• _Data section_:
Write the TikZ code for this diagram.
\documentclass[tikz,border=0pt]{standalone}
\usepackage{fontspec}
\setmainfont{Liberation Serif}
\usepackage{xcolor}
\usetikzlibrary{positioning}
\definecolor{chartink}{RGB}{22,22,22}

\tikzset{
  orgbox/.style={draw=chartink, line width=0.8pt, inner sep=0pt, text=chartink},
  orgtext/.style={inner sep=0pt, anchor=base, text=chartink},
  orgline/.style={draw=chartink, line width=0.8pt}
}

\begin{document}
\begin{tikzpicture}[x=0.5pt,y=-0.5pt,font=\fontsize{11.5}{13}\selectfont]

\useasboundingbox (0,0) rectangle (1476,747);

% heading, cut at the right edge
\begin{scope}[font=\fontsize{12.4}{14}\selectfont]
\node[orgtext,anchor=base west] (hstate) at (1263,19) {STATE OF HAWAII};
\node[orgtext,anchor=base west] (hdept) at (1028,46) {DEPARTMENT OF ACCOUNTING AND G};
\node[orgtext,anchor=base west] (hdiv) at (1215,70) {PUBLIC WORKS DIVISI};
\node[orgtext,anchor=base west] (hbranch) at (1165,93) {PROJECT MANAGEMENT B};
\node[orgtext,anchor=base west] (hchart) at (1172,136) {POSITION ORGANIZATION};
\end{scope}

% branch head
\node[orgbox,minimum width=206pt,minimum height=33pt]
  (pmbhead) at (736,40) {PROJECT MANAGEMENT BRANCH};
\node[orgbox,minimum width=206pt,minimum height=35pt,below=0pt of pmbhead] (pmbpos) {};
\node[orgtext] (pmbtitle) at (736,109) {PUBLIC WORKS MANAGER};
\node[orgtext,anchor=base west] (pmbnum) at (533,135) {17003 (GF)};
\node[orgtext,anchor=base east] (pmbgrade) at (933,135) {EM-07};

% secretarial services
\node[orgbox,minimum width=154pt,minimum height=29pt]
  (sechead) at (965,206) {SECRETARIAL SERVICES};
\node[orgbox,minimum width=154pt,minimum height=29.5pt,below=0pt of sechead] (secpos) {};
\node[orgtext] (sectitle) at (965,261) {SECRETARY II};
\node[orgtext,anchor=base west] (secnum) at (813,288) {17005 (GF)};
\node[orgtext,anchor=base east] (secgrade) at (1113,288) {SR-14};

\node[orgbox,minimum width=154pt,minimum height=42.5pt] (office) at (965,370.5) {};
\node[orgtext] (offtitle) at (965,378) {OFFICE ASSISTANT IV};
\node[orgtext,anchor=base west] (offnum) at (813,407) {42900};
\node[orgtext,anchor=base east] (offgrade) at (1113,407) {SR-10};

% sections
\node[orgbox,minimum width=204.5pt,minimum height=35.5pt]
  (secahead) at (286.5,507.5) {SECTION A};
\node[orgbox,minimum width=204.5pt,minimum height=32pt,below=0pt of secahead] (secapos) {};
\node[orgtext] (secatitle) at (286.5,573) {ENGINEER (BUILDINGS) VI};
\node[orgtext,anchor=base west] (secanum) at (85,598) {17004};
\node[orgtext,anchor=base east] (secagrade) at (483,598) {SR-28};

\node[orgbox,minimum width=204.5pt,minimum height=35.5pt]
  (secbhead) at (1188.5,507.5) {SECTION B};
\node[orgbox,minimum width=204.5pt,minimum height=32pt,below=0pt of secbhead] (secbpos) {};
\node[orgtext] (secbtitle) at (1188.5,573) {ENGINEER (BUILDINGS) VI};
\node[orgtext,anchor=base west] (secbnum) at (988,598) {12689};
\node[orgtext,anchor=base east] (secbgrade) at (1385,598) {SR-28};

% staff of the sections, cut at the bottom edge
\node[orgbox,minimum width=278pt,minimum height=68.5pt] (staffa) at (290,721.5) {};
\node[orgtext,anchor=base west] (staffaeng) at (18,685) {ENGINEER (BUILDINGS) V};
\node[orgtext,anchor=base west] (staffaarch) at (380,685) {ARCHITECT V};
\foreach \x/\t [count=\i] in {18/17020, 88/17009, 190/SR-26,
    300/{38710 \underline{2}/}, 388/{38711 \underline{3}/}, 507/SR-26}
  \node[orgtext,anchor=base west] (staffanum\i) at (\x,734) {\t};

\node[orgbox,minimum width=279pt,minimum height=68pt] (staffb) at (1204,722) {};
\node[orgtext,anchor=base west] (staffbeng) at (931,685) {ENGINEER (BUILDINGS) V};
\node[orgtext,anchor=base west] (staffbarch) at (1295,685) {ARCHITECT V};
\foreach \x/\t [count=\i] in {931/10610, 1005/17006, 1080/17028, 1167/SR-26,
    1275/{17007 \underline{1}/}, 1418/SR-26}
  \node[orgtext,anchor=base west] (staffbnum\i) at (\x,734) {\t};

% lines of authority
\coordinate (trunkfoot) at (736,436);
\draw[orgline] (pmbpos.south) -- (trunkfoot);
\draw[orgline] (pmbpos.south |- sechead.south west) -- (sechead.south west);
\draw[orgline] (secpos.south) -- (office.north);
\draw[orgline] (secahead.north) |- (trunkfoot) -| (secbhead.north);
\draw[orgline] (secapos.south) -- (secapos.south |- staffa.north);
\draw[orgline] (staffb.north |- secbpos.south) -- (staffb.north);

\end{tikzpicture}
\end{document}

• _Written instruction_:
Write out the data exactly as it stands.

• _Written response_:
Write the TikZ code for this diagram.
\documentclass[tikz,border=0pt]{standalone}
\usepackage{fontspec}
\setmainfont{Liberation Serif}
\usepackage{xcolor}
\usetikzlibrary{positioning}
\definecolor{chartink}{RGB}{22,22,22}

\tikzset{
  orgbox/.style={draw=chartink, line width=0.8pt, inner sep=0pt, text=chartink},
  orgtext/.style={inner sep=0pt, anchor=base, text=chartink},
  orgline/.style={draw=chartink, line width=0.8pt}
}

\begin{document}
\begin{tikzpicture}[x=0.5pt,y=-0.5pt,font=\fontsize{11.5}{13}\selectfont]

\useasboundingbox (0,0) rectangle (1476,747);

% heading, cut at the right edge
\begin{scope}[font=\fontsize{12.4}{14}\selectfont]
\node[orgtext,anchor=base west] (hstate) at (1263,19) {STATE OF HAWAII};
\node[orgtext,anchor=base west] (hdept) at (1028,46) {DEPARTMENT OF ACCOUNTING AND G};
\node[orgtext,anchor=base west] (hdiv) at (1215,70) {PUBLIC WORKS DIVISI};
\node[orgtext,anchor=base west] (hbranch) at (1165,93) {PROJECT MANAGEMENT B};
\node[orgtext,anchor=base west] (hchart) at (1172,136) {POSITION ORGANIZATION};
\end{scope}

% branch head
\node[orgbox,minimum width=206pt,minimum height=33pt]
  (pmbhead) at (736,40) {PROJECT MANAGEMENT BRANCH};
\node[orgbox,minimum width=206pt,minimum height=35pt,below=0pt of pmbhead] (pmbpos) {};
\node[orgtext] (pmbtitle) at (736,109) {PUBLIC WORKS MANAGER};
\node[orgtext,anchor=base west] (pmbnum) at (533,135) {17003 (GF)};
\node[orgtext,anchor=base east] (pmbgrade) at (933,135) {EM-07};

% secretarial services
\node[orgbox,minimum width=154pt,minimum height=29pt]
  (sechead) at (965,206) {SECRETARIAL SERVICES};
\node[orgbox,minimum width=154pt,minimum height=29.5pt,below=0pt of sechead] (secpos) {};
\node[orgtext] (sectitle) at (965,261) {SECRETARY II};
\node[orgtext,anchor=base west] (secnum) at (813,288) {17005 (GF)};
\node[orgtext,anchor=base east] (secgrade) at (1113,288) {SR-14};

\node[orgbox,minimum width=154pt,minimum height=42.5pt] (office) at (965,370.5) {};
\node[orgtext] (offtitle) at (965,378) {OFFICE ASSISTANT IV};
\node[orgtext,anchor=base west] (offnum) at (813,407) {42900};
\node[orgtext,anchor=base east] (offgrade) at (1113,407) {SR-10};

% sections
\node[orgbox,minimum width=204.5pt,minimum height=35.5pt]
  (secahead) at (286.5,507.5) {SECTION A};
\node[orgbox,minimum width=204.5pt,minimum height=32pt,below=0pt of secahead] (secapos) {};
\node[orgtext] (secatitle) at (286.5,573) {ENGINEER (BUILDINGS) VI};
\node[orgtext,anchor=base west] (secanum) at (85,598) {17004};
\node[orgtext,anchor=base east] (secagrade) at (483,598) {SR-28};

\node[orgbox,minimum width=204.5pt,minimum height=35.5pt]
  (secbhead) at (1188.5,507.5) {SECTION B};
\node[orgbox,minimum width=204.5pt,minimum height=32pt,below=0pt of secbhead] (secbpos) {};
\node[orgtext] (secbtitle) at (1188.5,573) {ENGINEER (BUILDINGS) VI};
\node[orgtext,anchor=base west] (secbnum) at (988,598) {12689};
\node[orgtext,anchor=base east] (secbgrade) at (1385,598) {SR-28};

% staff of the sections, cut at the bottom edge
\node[orgbox,minimum width=278pt,minimum height=68.5pt] (staffa) at (290,721.5) {};
\node[orgtext,anchor=base west] (staffaeng) at (18,685) {ENGINEER (BUILDINGS) V};
\node[orgtext,anchor=base west] (staffaarch) at (380,685) {ARCHITECT V};
\foreach \x/\t [count=\i] in {18/17020, 88/17009, 190/SR-26,
    300/{38710 \underline{2}/}, 388/{38711 \underline{3}/}, 507/SR-26}
  \node[orgtext,anchor=base west] (staffanum\i) at (\x,734) {\t};

\node[orgbox,minimum width=279pt,minimum height=68pt] (staffb) at (1204,722) {};
\node[orgtext,anchor=base west] (staffbeng) at (931,685) {ENGINEER (BUILDINGS) V};
\node[orgtext,anchor=base west] (staffbarch) at (1295,685) {ARCHITECT V};
\foreach \x/\t [count=\i] in {931/10610, 1005/17006, 1080/17028, 1167/SR-26,
    1275/{17007 \underline{1}/}, 1418/SR-26}
  \node[orgtext,anchor=base west] (staffbnum\i) at (\x,734) {\t};

% lines of authority
\coordinate (trunkfoot) at (736,436);
\draw[orgline] (pmbpos.south) -- (trunkfoot);
\draw[orgline] (pmbpos.south |- sechead.south west) -- (sechead.south west);
\draw[orgline] (secpos.south) -- (office.north);
\draw[orgline] (secahead.north) |- (trunkfoot) -| (secbhead.north);
\draw[orgline] (secapos.south) -- (secapos.south |- staffa.north);
\draw[orgline] (staffb.north |- secbpos.south) -- (staffb.north);

\end{tikzpicture}
\end{document}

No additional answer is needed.